DISPOSITIF LIBÉRATEUR…

Pour l’architecte, cette complexité est un levier pour repenser les usages, les espaces de travail et leurs rapports à l’environnement urbain. « La contrainte de portée devient libératoire, précise Marc Mimram. Une fois que vous avez franchi les 58 mètres – grâce à d’immenses poutres –, vous pouvez vous permettre de libérer le panorama, de créer des espaces uniques et d’offrir de nouvelles conditions de vie au bureau. » Les contraintes étant concentrées dans les étages intégrant la structure de franchissement, les autres parties du bâtiment sont libres. Suspendues ou posées à la structure principale, elles peuvent varier d’épaisseur et dégager des terrasses, balcons, loggias ou mezzanines. L’occupation tertiaire sort de sa logique géométrique (trame de 1,35 m et épaisseur de 18 m avec son rayon central non éclairé) pour révéler des dimensions nouvelles, variables de 6 à 19 m d’épaisseur, des bureaux traversants, des plateaux libres aux façades différentes, des prolongements extérieurs.

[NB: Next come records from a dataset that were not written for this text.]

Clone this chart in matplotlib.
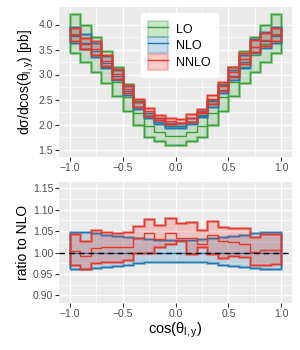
import numpy as np
import matplotlib.pyplot as plt
from matplotlib.patches import Patch
from matplotlib.lines import Line2D

plt.rcParams['font.family'] = ['Liberation Sans', 'DejaVu Sans']
plt.rcParams['mathtext.fontset'] = 'custom'
plt.rcParams['mathtext.rm'] = 'Liberation Sans'
plt.rcParams['mathtext.it'] = 'Liberation Sans:italic'

# bins in cos(theta)
edges = np.linspace(-1.0, 1.0, 21)

# LO scale band (pb)
lo_up = [4.21, 3.99, 3.75, 3.47, 3.15, 2.82, 2.48, 2.18, 2.05, 1.97,
         1.97, 2.05, 2.18, 2.48, 2.82, 3.15, 3.47, 3.75, 3.99, 4.21]
lo_c = [3.82, 3.62, 3.40, 3.15, 2.86, 2.55, 2.24, 1.97, 1.86, 1.78,
        1.78, 1.86, 1.97, 2.24, 2.55, 2.86, 3.15, 3.40, 3.62, 3.82]
lo_dn = [3.44, 3.26, 3.06, 2.84, 2.57, 2.28, 2.00, 1.76, 1.67, 1.60,
         1.60, 1.67, 1.76, 2.00, 2.28, 2.57, 2.84, 3.06, 3.26, 3.44]

# NLO central (pb)
nlo_c = [3.77, 3.64, 3.48, 3.24, 2.98, 2.67, 2.36, 2.17, 2.06, 1.97,
         1.97, 2.06, 2.20, 2.41, 2.70, 2.98, 3.25, 3.55, 3.67, 3.77]
# NLO band relative to NLO central
nlo_rup = [1.048, 1.047, 1.045, 1.042, 1.039, 1.036, 1.034, 1.031, 1.030, 1.029,
           1.029, 1.030, 1.031, 1.034, 1.036, 1.039, 1.042, 1.045, 1.047, 1.048]
nlo_rdn = [0.961, 0.962, 0.964, 0.966, 0.969, 0.972, 0.975, 0.977, 0.977, 0.978,
           0.978, 0.979, 0.977, 0.975, 0.972, 0.969, 0.966, 0.964, 0.962, 0.961]
# NNLO relative to NLO central
nnlo_rup = [1.044, 1.026, 1.053, 1.049, 1.045, 1.047, 1.062, 1.078, 1.065, 1.081,
            1.069, 1.071, 1.052, 1.074, 1.059, 1.057, 1.057, 1.037, 1.043, 1.044]
nnlo_rc = [1.003, 0.991, 1.011, 1.012, 1.012, 1.014, 1.034, 1.045, 1.031, 1.046,
           1.033, 1.035, 1.020, 1.042, 1.026, 1.024, 1.020, 1.002, 1.005, 1.006]
nnlo_rdn = [0.971, 0.962, 0.975, 0.977, 0.979, 0.983, 1.000, 0.998, 1.014, 1.020,
            1.027, 0.997, 1.012, 0.996, 0.988, 0.992, 0.990, 0.970, 0.972, 0.973]

GREEN = '#36a336'
BLUE = '#1f78b4'
RED = '#e8352a'

nlo_c = np.array(nlo_c)
nlo_up = nlo_c * np.array(nlo_rup)
nlo_dn = nlo_c * np.array(nlo_rdn)
nnlo_c = nlo_c * np.array(nnlo_rc)
nnlo_up = nlo_c * np.array(nnlo_rup)
nnlo_dn = nlo_c * np.array(nnlo_rdn)


def style(ax):
    ax.set_facecolor('#EBEBEB')
    for s in ax.spines.values():
        s.set_visible(False)
    ax.grid(True, which='major', color='white', lw=1.0)
    ax.grid(True, which='minor', color='white', lw=0.5)
    ax.set_axisbelow(True)
    ax.tick_params(which='major', labelsize=7.5, labelcolor='#4D4D4D',
                   color='#333333', length=2.75, width=0.8, pad=1.5)
    ax.tick_params(which='minor', length=0)


def band(ax, up, dn, c, mid=None, fa=0.2):
    ax.stairs(up, edges, baseline=dn, fill=True, color=c, alpha=fa, lw=0)
    ax.stairs(up, edges, baseline=dn, fill=False, color=c, alpha=0.35, lw=2.2)
    ax.stairs(up, edges, baseline=None, color=c, lw=1.0)
    ax.stairs(dn, edges, baseline=None, color=c, lw=1.0)
    ax.vlines([edges[0], edges[-1]], [dn[0], dn[-1]], [up[0], up[-1]], color=c, lw=1.0)
    if mid is not None:
        ax.stairs(mid, edges, baseline=None, color=c, lw=1.0)


fig = plt.figure(figsize=(3.0, 3.5), dpi=100)
ax1 = fig.add_axes([59/300, 1-157/350, 233/300, 150/350])
ax2 = fig.add_axes([59/300, 1-303/350, 233/300, 121/350])

style(ax1)
band(ax1, lo_up, lo_dn, GREEN, lo_c)
band(ax1, nlo_up, nlo_dn, BLUE, nlo_c)
band(ax1, nnlo_up, nnlo_dn, RED, nnlo_c)
ax1.set_xlim(-1.1, 1.1)
ax1.set_ylim(1.35, 4.35)
ax1.set_xticks([-1.0, -0.5, 0.0, 0.5, 1.0])
ax1.set_xticks([-0.75, -0.25, 0.25, 0.75], minor=True)
ax1.set_yticks([1.5, 2.0, 2.5, 3.0, 3.5, 4.0])
ax1.set_yticks([1.75, 2.25, 2.75, 3.25, 3.75], minor=True)
ax1.set_xticklabels(['\u22121.0', '\u22120.5', '0.0', '0.5', '1.0'])
ax1.set_ylabel(r'd$\mathrm{\sigma}$/dcos($\mathrm{\theta_{l,y}}$) [pb]', fontsize=10, labelpad=2)

handles = []
for c in [GREEN, BLUE, RED]:
    handles.append((Patch(facecolor=c, alpha=0.25, edgecolor=c, lw=1.5),
                    Line2D([], [], color=c, lw=1.0)))
leg = ax1.legend(handles, ['LO', 'NLO', 'NNLO'], loc='upper left',
                 bbox_to_anchor=(0.35, 0.96), borderaxespad=0, fontsize=9,
                 handlelength=1.6, handleheight=1.6, labelspacing=0.05,
                 handletextpad=0.6, borderpad=0.6, frameon=True, fancybox=False)
leg.get_frame().set_facecolor('white')
leg.get_frame().set_edgecolor('white')
leg.get_frame().set_alpha(1)

style(ax2)
band(ax2, nlo_rup, nlo_rdn, BLUE, np.ones(20), fa=0.22)
band(ax2, nnlo_rup, nnlo_rdn, RED, nnlo_rc, fa=0.22)
ax2.axhline(1.0, color='black', ls='--', lw=1.0, dashes=(4, 3))
ax2.set_xlim(-1.1, 1.1)
ax2.set_ylim(0.882, 1.165)
ax2.set_xticks([-1.0, -0.5, 0.0, 0.5, 1.0])
ax2.set_xticks([-0.75, -0.25, 0.25, 0.75], minor=True)
ax2.set_yticks([0.90, 0.95, 1.00, 1.05, 1.10, 1.15])
ax2.set_yticks([0.925, 0.975, 1.025, 1.075, 1.125], minor=True)
ax2.set_xticklabels(['\u22121.0', '\u22120.5', '0.0', '0.5', '1.0'])
ax2.set_yticklabels(['0.90', '0.95', '1.00', '1.05', '1.10', '1.15'])
ax2.set_ylabel('ratio to NLO', fontsize=10, labelpad=2)
ax2.set_xlabel(r'cos($\mathrm{\theta_{l,y}}$)', fontsize=10.5, labelpad=1)

fig.savefig('out.png', dpi=100)
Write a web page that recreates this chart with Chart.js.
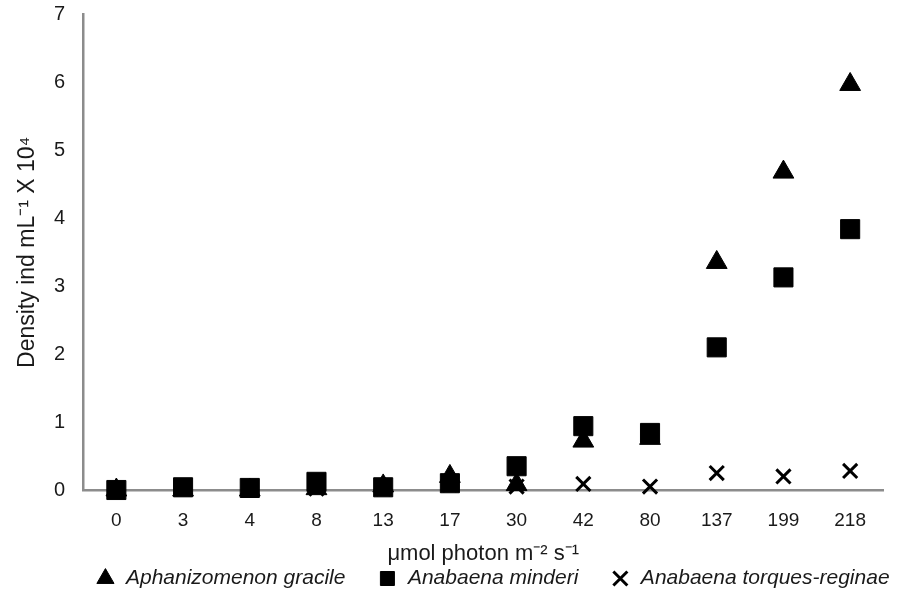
<!DOCTYPE html>
<html>
<head>
<meta charset="utf-8">
<script src="https://cdn.jsdelivr.net/npm/chart.js@4/dist/chart.umd.min.js"></script>
<style>
  html, body { margin: 0; padding: 0; background: #fff; }
  #wrap { width: 898px; height: 603px; }
</style>
</head>
<body>
<div id="wrap"><canvas id="chart" width="898" height="603"></canvas></div>
<script>
// light intensity categories (µmol photon m-2 s-1)
const categories = ['0', '3', '4', '8', '13', '17', '30', '42', '80', '137', '199', '218'];

// density, ind mL-1 x 10^4
const aphanizomenon = [0, 0, 0, 0.02, 0.06, 0.2, 0.08, 0.72, 0.76, 3.35, 4.68, 5.97];
const minderi = [0, 0.04, 0.03, 0.12, 0.04, 0.1, 0.35, 0.94, 0.84, 2.1, 3.13, 3.84];
const torques = [0, 0.02, 0.02, 0.02, 0.02, 0.08, 0.05, 0.09, 0.05, 0.25, 0.2, 0.28];

const yTicks = [0, 1, 2, 3, 4, 5, 6, 7];

const sans = "'Liberation Sans', Arial, sans-serif";
const axisGray = '#8c8c8c';
const ink = '#1a1a1a';

// legend sits a bit right of centre in the original
const legendShift = {
    id: 'legendShift',
    afterLayout(chart) {
        chart.legend.left += 48;
        chart.legend.right += 48;
    }
};

const ctx = document.getElementById('chart').getContext('2d');

new Chart(ctx, {
    type: 'line',
    data: {
        labels: categories,
        datasets: [{
            label: 'Aphanizomenon gracile',
            data: aphanizomenon,
            pointStyle: 'triangle',
            pointRadius: 12,
            borderWidth: 1,
            order: 2
        }, {
            label: 'Anabaena minderi',
            data: minderi,
            pointStyle: 'rect',
            pointRadius: 13.5,
            borderWidth: 1,
            order: 1
        }, {
            label: 'Anabaena torques-reginae',
            data: torques,
            pointStyle: 'crossRot',
            pointRadius: 10,
            borderWidth: 3,
            order: 3
        }].map(ds => Object.assign(ds, {
            showLine: false,
            clip: false,
            backgroundColor: '#000',
            borderColor: '#000',
            pointHoverRadius: ds.pointRadius
        }))
    },
    options: {
        responsive: false,
        animation: false,
        layout: { padding: { top: 0, right: 9, left: 0, bottom: 4 } },
        plugins: {
            tooltip: { enabled: false },
            legend: {
                position: 'bottom',
                labels: {
                    usePointStyle: true,
                    sort: (a, b) => a.datasetIndex - b.datasetIndex,
                    boxWidth: 20,
                    boxHeight: 14,
                    padding: 32,
                    color: ink,
                    font: { family: sans, size: 21, style: 'italic' }
                }
            }
        },
        scales: {
            x: {
                offset: true,
                grid: { display: false },
                border: { display: true, color: axisGray, width: 2.5 },
                ticks: { color: ink, padding: 11, font: { family: sans, size: 19 } },
                title: {
                    display: true,
                    text: 'μmol photon m⁻² s⁻¹',
                    color: ink,
                    padding: { top: 0, bottom: -31 },
                    font: { family: sans, size: 22 }
                },
                afterFit: scale => { scale.height = 46; }
            },
            y: {
                min: 0,
                max: 7,
                grid: { display: false },
                border: { display: true, color: axisGray, width: 2.5 },
                afterBuildTicks: scale => { scale.ticks = yTicks.map(v => ({ value: v })); },
                ticks: { color: ink, padding: 10, font: { family: sans, size: 20 } },
                title: {
                    display: true,
                    text: 'Density ind mL⁻¹ X 10⁴',
                    color: ink,
                    padding: { top: 14, bottom: 0 },
                    font: { family: sans, size: 23 }
                },
                afterFit: scale => {
                    scale.width = 83;
                    scale.paddingTop = 12;
                    scale.paddingBottom = 12;
                }
            }
        }
    },
    plugins: [legendShift]
});
</script>
</body>
</html>
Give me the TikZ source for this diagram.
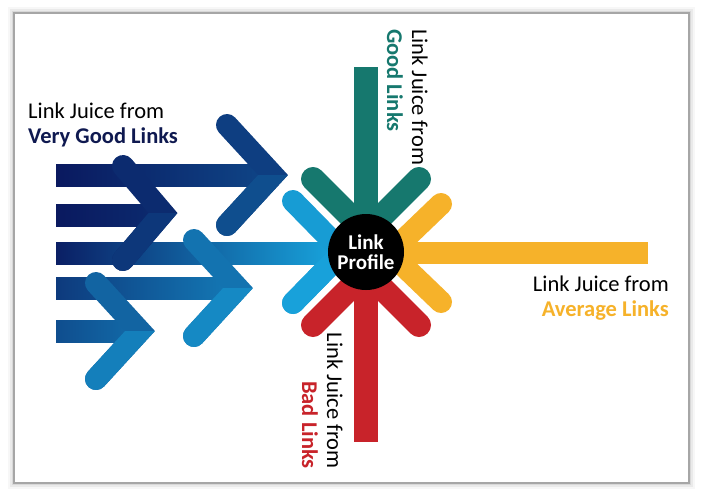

Coupe AA perpendiculaire à l’avenue de France. © Marc Mimram Architecture & Associés
Terrasses, doubles hauteurs et loggias se glissent entre les éléments structuraux
Les contraintes sont concentrées dans les étages intégrant la structure de franchissement, les autres parties du bâtiment sont libres. ©camillegharbi

Maîtrise d’ouvrage : Icade
Architecte : Marc Mimram Architecture & Associés (mandataire)
BET structure et économie de la construction : Marc Mimram Ingénierie
BET façades : VSA Photos : Camille Gharbi Photographe

LANCER ET RIPAGE DE PONT

Ouvrage d’art en termes de comportement et bâtiment en termes d’usage, la mise en œuvre du projet a donc obéi au principe suivant lequel on construit de chaque côté sur deux ouvrages, on glisse, on déverrine. Le tout sans interruption du trafic SNCF. La structure complexe est divisée en 23 blocs assemblés sur place dont huit sur les ponts adjacents et ripés ensuite au-dessus des voies ferrées. Les blocs restants ont été acheminés à l’aide d’une grue à tour et de grues mobiles. La construction repose ainsi sur six appuis à ressorts (deux appuis de pont, avenue de France, et quatre depuis la halle Freyssinet et sa promenade plantée). La structure principale est constituée de noyaux et de poutres-treillis incorporées dans le bâtiment, tandis que la structure secondaire est constituée de poutres et potelets acier traditionnels. Pour les opérations de poussage, l’entreprise a utilisé le savoir-faire du lancer et du ripage de pont. Les huit blocs de charpente constituant ensemble la dalle basse du rez-de-chaussée ont été poussés, de nuit, à la vitesse de 3 km/h, chaque bloc pesant environ 450 t.